About Dr. Paul J. Crutzen, Nobel Prize Winner
Dr. Paul J. Crutzen, born 1933, is an atmospheric chemist who won the Nobel Prize for Chemistry (with Mario J. Molina and Frank Sherwood) in 1995, for his pioneering research into ozone layer depletion caused by chlorofluorocarbons (CFCs). From 1977 to 1980, Dr. Crutzen was the director of research at the National Center of Atmospheric Research (NCAR) in Boulder, Colorado and from 1980 to 2000, director of Atmospheric Chemistry at the Max Planck Institute for Chemistry in Mainz, Germany. He has undertaken research at numerous other institutions, such as the Scripps Institution of Oceanography and the Georgia Institute of Technology. Crutzen is a long-standing member of various scientific academies, including the National Academy of Sciences and the American Academy of Arts and Sciences.
Crutzen's childhood began just a few years before the start of WWII. In September 1940, the same year Germany invaded The Netherlands, Crutzen entered his first year of elementary school. After many delays and school switches all caused by happenings in the war, Crutzen graduated from elementary school and moved onto “Hogere Burgerschool” (Higher Citizens School) in 1946 in which time he became fluent in French, English, and German. Along with languages his main focus were natural sciences in this school from which he graduated from in 1951. After this he entered a Middle Technical School where he studied Civil Engineering. However his schooling would be cut short as he had to serve 21 months of compulsory military service in the Netherlands.
1956 Crutzen met Terttu Soininen whom he would marry a few years later in February, 1958. December of that same year the couple had a daughter by the name of Liona. In March 1964 the couple had another daughter by the name of Sylvia.
Crutzen is best known for his research on ozone depletion. In 1970 Prof. Paul Crutzen pointed out that emissions of nitrous oxide (N2O), a stable, long-lived gas produced by soil bacteria, from the Earth's surface could affect the amount of nitric oxide (NO) in the stratosphere. Crutzen showed that nitrous oxide lives long enough to reach the stratosphere, where it is converted into NO. Crutzen then noted that increasing use of fertilizers might have led to an increase in nitrous oxide emissions over the natural background, which would in turn result in an increase in the amount of NO in the stratosphere. Thus human activity could have an impact on the stratospheric ozone layer. In the following year, Crutzen and (independently) Harold Johnston suggested that NO emissions from the fleet of, then proposed, supersonic transport(SST) airliners(a few hundred Boeing 2707s), which would fly in the lower stratosphere, could also deplete the ozone layer; however more recent analysis has disputed this as a large concern.

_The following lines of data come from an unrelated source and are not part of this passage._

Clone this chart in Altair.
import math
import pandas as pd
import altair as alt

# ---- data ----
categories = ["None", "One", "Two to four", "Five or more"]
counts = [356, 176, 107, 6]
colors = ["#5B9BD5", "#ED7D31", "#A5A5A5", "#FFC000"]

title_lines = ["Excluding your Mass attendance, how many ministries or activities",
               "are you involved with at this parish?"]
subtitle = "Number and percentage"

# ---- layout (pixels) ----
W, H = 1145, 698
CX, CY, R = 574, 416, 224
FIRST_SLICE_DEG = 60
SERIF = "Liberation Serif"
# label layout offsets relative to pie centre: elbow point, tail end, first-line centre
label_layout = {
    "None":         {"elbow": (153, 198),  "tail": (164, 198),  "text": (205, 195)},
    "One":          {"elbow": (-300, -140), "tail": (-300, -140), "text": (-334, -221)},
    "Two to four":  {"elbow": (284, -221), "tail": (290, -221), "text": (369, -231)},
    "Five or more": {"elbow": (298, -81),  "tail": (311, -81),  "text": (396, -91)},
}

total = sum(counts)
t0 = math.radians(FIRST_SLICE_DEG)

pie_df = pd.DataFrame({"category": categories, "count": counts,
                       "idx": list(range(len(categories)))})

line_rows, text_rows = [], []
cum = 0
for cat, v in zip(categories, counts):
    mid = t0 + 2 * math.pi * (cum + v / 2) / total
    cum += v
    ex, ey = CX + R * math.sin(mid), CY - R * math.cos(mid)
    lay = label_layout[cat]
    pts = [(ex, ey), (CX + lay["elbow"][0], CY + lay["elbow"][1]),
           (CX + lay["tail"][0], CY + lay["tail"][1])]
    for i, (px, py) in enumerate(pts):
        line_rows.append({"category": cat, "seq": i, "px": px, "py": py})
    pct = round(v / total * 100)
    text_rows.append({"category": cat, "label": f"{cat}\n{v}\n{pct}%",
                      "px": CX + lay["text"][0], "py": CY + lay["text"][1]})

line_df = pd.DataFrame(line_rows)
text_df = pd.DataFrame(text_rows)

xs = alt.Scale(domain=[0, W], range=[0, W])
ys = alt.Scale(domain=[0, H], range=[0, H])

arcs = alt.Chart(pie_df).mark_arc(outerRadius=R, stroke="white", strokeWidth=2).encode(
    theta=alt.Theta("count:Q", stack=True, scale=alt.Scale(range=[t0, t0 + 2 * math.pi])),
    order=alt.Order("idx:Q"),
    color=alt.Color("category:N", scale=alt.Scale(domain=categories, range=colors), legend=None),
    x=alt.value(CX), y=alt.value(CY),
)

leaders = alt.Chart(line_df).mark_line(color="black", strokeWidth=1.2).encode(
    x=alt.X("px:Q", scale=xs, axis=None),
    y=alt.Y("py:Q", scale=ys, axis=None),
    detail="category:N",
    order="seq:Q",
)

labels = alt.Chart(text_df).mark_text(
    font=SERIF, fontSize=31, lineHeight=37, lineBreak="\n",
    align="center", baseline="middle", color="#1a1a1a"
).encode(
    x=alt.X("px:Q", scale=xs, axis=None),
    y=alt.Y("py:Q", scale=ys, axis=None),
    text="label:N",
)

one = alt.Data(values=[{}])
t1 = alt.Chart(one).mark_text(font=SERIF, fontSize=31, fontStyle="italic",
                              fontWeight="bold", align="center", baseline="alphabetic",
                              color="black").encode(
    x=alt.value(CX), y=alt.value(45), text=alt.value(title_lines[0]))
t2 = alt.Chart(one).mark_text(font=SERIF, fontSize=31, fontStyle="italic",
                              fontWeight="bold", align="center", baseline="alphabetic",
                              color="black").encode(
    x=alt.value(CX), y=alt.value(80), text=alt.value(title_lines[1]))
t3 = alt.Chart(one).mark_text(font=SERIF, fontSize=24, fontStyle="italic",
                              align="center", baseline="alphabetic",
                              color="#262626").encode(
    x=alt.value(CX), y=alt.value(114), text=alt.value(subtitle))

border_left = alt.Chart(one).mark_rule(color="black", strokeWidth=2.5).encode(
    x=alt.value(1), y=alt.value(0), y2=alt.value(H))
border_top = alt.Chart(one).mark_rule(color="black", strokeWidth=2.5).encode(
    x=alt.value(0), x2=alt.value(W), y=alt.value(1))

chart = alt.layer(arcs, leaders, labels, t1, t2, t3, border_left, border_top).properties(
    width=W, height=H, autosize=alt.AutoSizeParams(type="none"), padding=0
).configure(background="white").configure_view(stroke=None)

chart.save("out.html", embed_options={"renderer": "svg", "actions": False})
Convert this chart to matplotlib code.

He lists his main research interests as “Stratospheric and tropospheric chemistry, and their role in the biogeochemical cycles and climate”. He currently works at the Department of Atmospheric Chemistry at the Max Planck Institute for Chemistry, in Mainz, Germany; the Scripps Institution of Oceanography at the University of California, San Diego; and at Seoul National University, South Korea. He was also a long-time adjunct professor atGeorgia Institute of Technology and research professor at the department of Meteorology at Stockholm University, Sweden.
He has co-signed a letter from over 70 Nobel laureate scientists to the Louisiana Legislature supporting the repeal of Louisiana’s creationism law, the Louisiana Science Education Act. In 2003 he was one of 22 Nobel Laureates who signed the Humanist Manifesto.